▸ **Aim of the exercise**:
Give the lines of the material verbatim, from the first line to the line with "(0,0) rectangle (892,397);", including both.
===== Information shown
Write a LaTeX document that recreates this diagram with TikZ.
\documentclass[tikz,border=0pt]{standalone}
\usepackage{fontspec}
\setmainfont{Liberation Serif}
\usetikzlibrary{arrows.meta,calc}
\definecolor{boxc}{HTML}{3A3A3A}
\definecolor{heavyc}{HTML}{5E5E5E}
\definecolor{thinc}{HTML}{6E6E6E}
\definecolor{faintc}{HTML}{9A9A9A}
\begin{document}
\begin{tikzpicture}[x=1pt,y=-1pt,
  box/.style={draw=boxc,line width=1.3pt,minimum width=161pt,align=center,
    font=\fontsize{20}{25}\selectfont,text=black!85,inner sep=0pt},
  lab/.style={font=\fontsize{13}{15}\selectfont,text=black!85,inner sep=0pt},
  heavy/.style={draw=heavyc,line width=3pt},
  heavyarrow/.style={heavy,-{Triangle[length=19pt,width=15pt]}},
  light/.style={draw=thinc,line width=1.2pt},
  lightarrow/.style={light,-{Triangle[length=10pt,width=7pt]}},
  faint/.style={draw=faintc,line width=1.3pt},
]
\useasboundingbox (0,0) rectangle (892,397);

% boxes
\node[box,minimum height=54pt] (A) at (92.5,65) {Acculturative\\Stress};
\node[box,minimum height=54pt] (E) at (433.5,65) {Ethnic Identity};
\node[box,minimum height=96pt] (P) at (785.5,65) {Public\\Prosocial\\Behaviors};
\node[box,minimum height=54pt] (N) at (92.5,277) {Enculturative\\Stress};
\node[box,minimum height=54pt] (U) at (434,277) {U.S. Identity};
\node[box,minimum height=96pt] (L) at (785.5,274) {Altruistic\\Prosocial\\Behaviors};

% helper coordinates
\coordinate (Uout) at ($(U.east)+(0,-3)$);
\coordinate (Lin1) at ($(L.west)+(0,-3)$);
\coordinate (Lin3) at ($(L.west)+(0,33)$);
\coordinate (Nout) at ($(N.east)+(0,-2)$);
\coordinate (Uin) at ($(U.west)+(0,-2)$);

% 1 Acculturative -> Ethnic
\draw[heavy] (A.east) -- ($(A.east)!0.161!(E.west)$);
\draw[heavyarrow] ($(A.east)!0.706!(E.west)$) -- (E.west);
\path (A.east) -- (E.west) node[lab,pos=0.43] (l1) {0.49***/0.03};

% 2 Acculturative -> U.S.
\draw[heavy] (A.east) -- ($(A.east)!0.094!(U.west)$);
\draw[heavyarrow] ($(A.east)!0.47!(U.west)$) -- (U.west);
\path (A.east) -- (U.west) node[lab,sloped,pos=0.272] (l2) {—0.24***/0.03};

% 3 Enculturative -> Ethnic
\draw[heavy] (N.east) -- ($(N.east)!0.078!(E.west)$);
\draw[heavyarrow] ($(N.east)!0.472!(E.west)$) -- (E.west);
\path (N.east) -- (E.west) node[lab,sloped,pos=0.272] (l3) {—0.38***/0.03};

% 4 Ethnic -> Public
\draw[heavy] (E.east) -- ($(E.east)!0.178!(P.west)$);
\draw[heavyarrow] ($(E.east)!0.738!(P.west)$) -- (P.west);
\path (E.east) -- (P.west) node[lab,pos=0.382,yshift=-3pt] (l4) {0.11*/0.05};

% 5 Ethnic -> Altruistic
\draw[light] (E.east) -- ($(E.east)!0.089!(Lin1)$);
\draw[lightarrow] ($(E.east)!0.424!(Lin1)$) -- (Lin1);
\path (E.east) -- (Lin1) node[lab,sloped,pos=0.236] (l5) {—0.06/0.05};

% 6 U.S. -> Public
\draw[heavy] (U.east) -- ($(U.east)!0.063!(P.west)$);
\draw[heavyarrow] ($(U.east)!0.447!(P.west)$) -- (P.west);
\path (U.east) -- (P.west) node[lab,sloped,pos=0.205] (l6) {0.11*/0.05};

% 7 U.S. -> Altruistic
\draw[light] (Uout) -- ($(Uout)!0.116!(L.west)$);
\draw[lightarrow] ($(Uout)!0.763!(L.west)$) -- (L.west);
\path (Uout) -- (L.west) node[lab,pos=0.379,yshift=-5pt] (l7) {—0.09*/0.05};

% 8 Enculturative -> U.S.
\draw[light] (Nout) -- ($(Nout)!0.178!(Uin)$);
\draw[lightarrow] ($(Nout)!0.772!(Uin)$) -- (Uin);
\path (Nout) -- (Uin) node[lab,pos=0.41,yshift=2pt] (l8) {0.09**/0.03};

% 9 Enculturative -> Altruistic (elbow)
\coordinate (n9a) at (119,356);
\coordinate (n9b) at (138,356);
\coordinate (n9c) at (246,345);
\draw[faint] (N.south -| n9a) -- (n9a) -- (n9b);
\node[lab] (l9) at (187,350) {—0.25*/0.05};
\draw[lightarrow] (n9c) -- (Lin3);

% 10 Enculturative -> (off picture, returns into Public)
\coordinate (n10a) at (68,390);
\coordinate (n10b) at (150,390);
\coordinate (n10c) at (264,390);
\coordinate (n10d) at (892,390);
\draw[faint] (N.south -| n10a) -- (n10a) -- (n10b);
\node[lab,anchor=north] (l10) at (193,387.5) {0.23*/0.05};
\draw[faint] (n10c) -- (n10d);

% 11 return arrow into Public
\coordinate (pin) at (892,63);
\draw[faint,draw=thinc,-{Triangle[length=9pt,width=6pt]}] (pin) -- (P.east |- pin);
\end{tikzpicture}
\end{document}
==========
▸ **Finished exercise**:
Write a LaTeX document that recreates this diagram with TikZ.
\documentclass[tikz,border=0pt]{standalone}
\usepackage{fontspec}
\setmainfont{Liberation Serif}
\usetikzlibrary{arrows.meta,calc}
\definecolor{boxc}{HTML}{3A3A3A}
\definecolor{heavyc}{HTML}{5E5E5E}
\definecolor{thinc}{HTML}{6E6E6E}
\definecolor{faintc}{HTML}{9A9A9A}
\begin{document}
\begin{tikzpicture}[x=1pt,y=-1pt,
  box/.style={draw=boxc,line width=1.3pt,minimum width=161pt,align=center,
    font=\fontsize{20}{25}\selectfont,text=black!85,inner sep=0pt},
  lab/.style={font=\fontsize{13}{15}\selectfont,text=black!85,inner sep=0pt},
  heavy/.style={draw=heavyc,line width=3pt},
  heavyarrow/.style={heavy,-{Triangle[length=19pt,width=15pt]}},
  light/.style={draw=thinc,line width=1.2pt},
  lightarrow/.style={light,-{Triangle[length=10pt,width=7pt]}},
  faint/.style={draw=faintc,line width=1.3pt},
]
\useasboundingbox (0,0) rectangle (892,397);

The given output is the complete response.